Link Between Asthma And Obesity
Jul 30, 2007 by Peter Jameson
Scientists at King's College London say they have identified a protein which plays a part in both inflammation of the lungs and an increase in hunger but added that further research is still needed.
A link between asthma and obesity was previously suspected but the relationship between them was little understood.
"These findings may provide a mechanistic link between allergic inflammation, asthma and obesity", the researchers wrote.
The researchers investigated molecules produced by Th2 cells which are specialised cells belonging to the immune system that produce a protein known as PMCH which is known to increase appetite and it found that it can also cause inflammation of the lungs.
Several previous European and American studies found a link between obesity and asthma which could not be explained by a gain in weight brought on by the inactivity that asthma encourages because in many cases the obesity preceded the asthma.

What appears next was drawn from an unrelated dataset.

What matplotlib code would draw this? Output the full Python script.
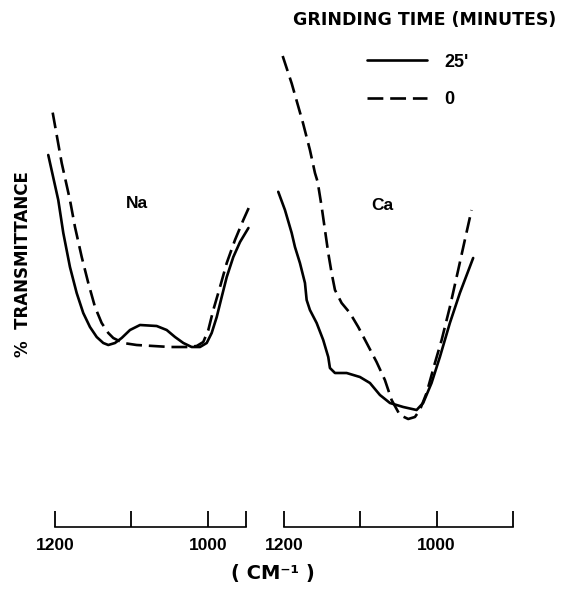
import matplotlib
matplotlib.use("Agg")
import matplotlib.pyplot as plt

plt.rcParams['font.family'] = ['Liberation Sans', 'DejaVu Sans']
plt.rcParams['font.weight'] = 'bold'

# ---- data (wavenumber cm^-1, % transmittance, arbitrary scale) ----
na_25_w = [1208.8, 1195.7, 1189.1, 1180.4, 1171.6, 1163.0, 1154.2, 1145.4, 1136.8, 1130.2,
           1121.5, 1112.7, 1101.8, 1088.7, 1066.9, 1053.8, 1042.9, 1032.0, 1021.1, 1010.2,
           1001.4, 994.9, 988.3, 981.8, 975.2, 966.6, 957.8, 946.8]
na_25_t = [93.0, 81.75, 73.5, 65.0, 58.5, 53.5, 50.0, 47.5, 46.0, 45.5,
           46.0, 47.25, 49.25, 50.5, 50.25, 49.25, 47.5, 46.0, 45.0, 45.0,
           46.0, 48.5, 52.5, 57.5, 62.5, 67.5, 71.25, 74.75]

na_0_w = [1203.0, 1191.2, 1180.4, 1173.8, 1165.0, 1156.4, 1147.6, 1138.9, 1130.2,
          1123.7, 1110.6, 1093.1, 1071.3, 1049.5, 1027.6, 1014.5, 1005.9, 999.3, 992.8,
          984.0, 975.2, 964.4, 953.5, 944.7]
na_0_t = [103.6, 91.0, 81.75, 75.0, 67.5, 61.0, 55.0, 51.0, 48.5,
          47.25, 46.0, 45.5, 45.25, 45.0, 45.0, 45.25, 46.25, 49.25, 54.25,
          60.0, 66.0, 71.75, 76.75, 80.5]

ca_25_w = [1207.5, 1198.7, 1189.9, 1185.6, 1179.1, 1172.5, 1170.3, 1166.0, 1157.2, 1148.6,
           1142.0, 1139.8, 1133.2, 1117.9, 1100.5, 1087.4, 1074.3, 1061.2, 1043.8, 1026.3,
           1017.7, 1006.7, 995.8, 982.7, 969.6, 952.2]
ca_25_t = [83.8, 79.25, 73.5, 70.0, 66.0, 61.0, 56.75, 54.25, 51.0, 46.75,
           42.5, 39.75, 38.5, 38.5, 37.5, 36.0, 33.0, 31.0, 30.0, 29.25,
           31.0, 36.0, 42.5, 51.0, 58.5, 67.25]

ca_0_w = [1201.7, 1189.9, 1175.1, 1166.0, 1159.4, 1155.9, 1150.6, 1146.3, 1142.0, 1137.6,
          1133.2, 1124.5, 1113.6, 1102.7, 1091.7, 1078.7, 1067.8, 1059.0, 1048.2, 1037.3,
          1028.5, 1022.0, 1013.2, 1002.3, 993.5, 982.7, 971.8, 963.1, 954.3]
ca_0_t = [117.75, 110.9, 101.0, 94.25, 88.5, 86.3, 80.0, 74.25, 68.5, 63.5,
          59.25, 56.0, 53.5, 50.0, 46.0, 41.25, 36.75, 31.75, 28.0, 27.0,
          27.5, 29.25, 33.5, 41.0, 46.75, 55.0, 64.25, 71.75, 79.25]

series_labels = ["25'", "0"]
panel_names = ["Na", "Ca"]
na_ticks = [1200, 1100, 1000, 950]
na_ticklabels = ["1200", "", "1000", ""]
ca_ticks = [1200, 1100, 1000, 900]
ca_ticklabels = ["1200", "", "1000", ""]

# ---- figure ----
W, H = 561, 591
fig = plt.figure(figsize=(W / 100, H / 100), dpi=100)

lw = 1.9
dash = (0, (6, 2.6))

def px(x0, y0, w, h):
    return [x0 / W, 1 - (y0 + h) / H, w / W, h / H]

ax1 = fig.add_axes(px(40, 40, 215, 487))
ax2 = fig.add_axes(px(270, 40, 255, 487))

ax1.set_xlim(1219.6, 938.2)
ax2.set_xlim(1218.3, 884.3)

kw_solid = dict(color='black', lw=lw, solid_joinstyle='round', solid_capstyle='round')
kw_dash = dict(color='black', lw=lw, linestyle=dash, dash_joinstyle='round')
l1, = ax1.plot(na_25_w, na_25_t, **kw_solid)
l2, = ax1.plot(na_0_w, na_0_t, **kw_dash)
ax2.plot(ca_25_w, ca_25_t, **kw_solid)
ax2.plot(ca_0_w, ca_0_t, **kw_dash)

for ax, ticks, labels, lo in [(ax1, na_ticks, na_ticklabels, 950),
                              (ax2, ca_ticks, ca_ticklabels, 900)]:
    ax.set_ylim(0, 121.75)
    for s in ['top', 'right', 'left']:
        ax.spines[s].set_visible(False)
    ax.spines['bottom'].set_bounds(lo, 1200)
    ax.spines['bottom'].set_linewidth(1.2)
    ax.set_yticks([])
    ax.set_xticks(ticks)
    ax.set_xticklabels(labels)
    ax.tick_params(axis='x', direction='in', length=11.5, width=1.3, pad=8,
                   labelsize=12.5)
    for t in ax.get_xticklabels():
        t.set_fontweight('bold')
    ax.patch.set_visible(False)

ax1.text(1092.7, 80.75, panel_names[0], ha='center', va='center',
         fontsize=12.5, fontweight='bold')
ax2.text(1071.7, 80.5, panel_names[1], ha='center', va='center',
         fontsize=12.5, fontweight='bold')

dv = ['DejaVu Sans']
fig.text(23 / W, 1 - 264 / H, "%  TRANSMITTANCE", rotation=90, ha='center',
         va='center', fontsize=12, fontweight='bold', family=dv)
fig.text(273 / W, 1 - 573 / H, "( CM\u207b\u00b9 )", ha='center', va='center',
         fontsize=14, fontweight='bold', family=dv)
fig.text(424.5 / W, 1 - 20 / H, "GRINDING TIME (MINUTES)", ha='center',
         va='center', fontsize=12.5, fontweight='bold', family=dv)

leg = fig.legend([l1, l2], series_labels, loc='center',
                 bbox_to_anchor=(418 / W, 1 - 81 / H), frameon=False,
                 fontsize=13, handlelength=3.3, handletextpad=1.0,
                 labelspacing=1.15, borderpad=0)
for t in leg.get_texts():
    t.set_fontweight('bold')

fig.savefig("out.png", dpi=100)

One study of 330,000 patients published earlier this year found that for every normal weight person with asthma there are 1.5 who are overweight or obese.
However since not all people with asthma are obese the lead researcher of this latest study, Dr David Cousins, said further investigation will be needed into possible genetic variations of PMCH which is the gene that is known to increase appetite.
Dr David Haslam of the 'National Obesity Forum' said that from an obesity perspective the research was interesting but as yet there were no therapeutic implications. "Working out the mechanisms, the links between diseases is important and it adds to the growing body of evidence which gives obesity some form of genetic basis".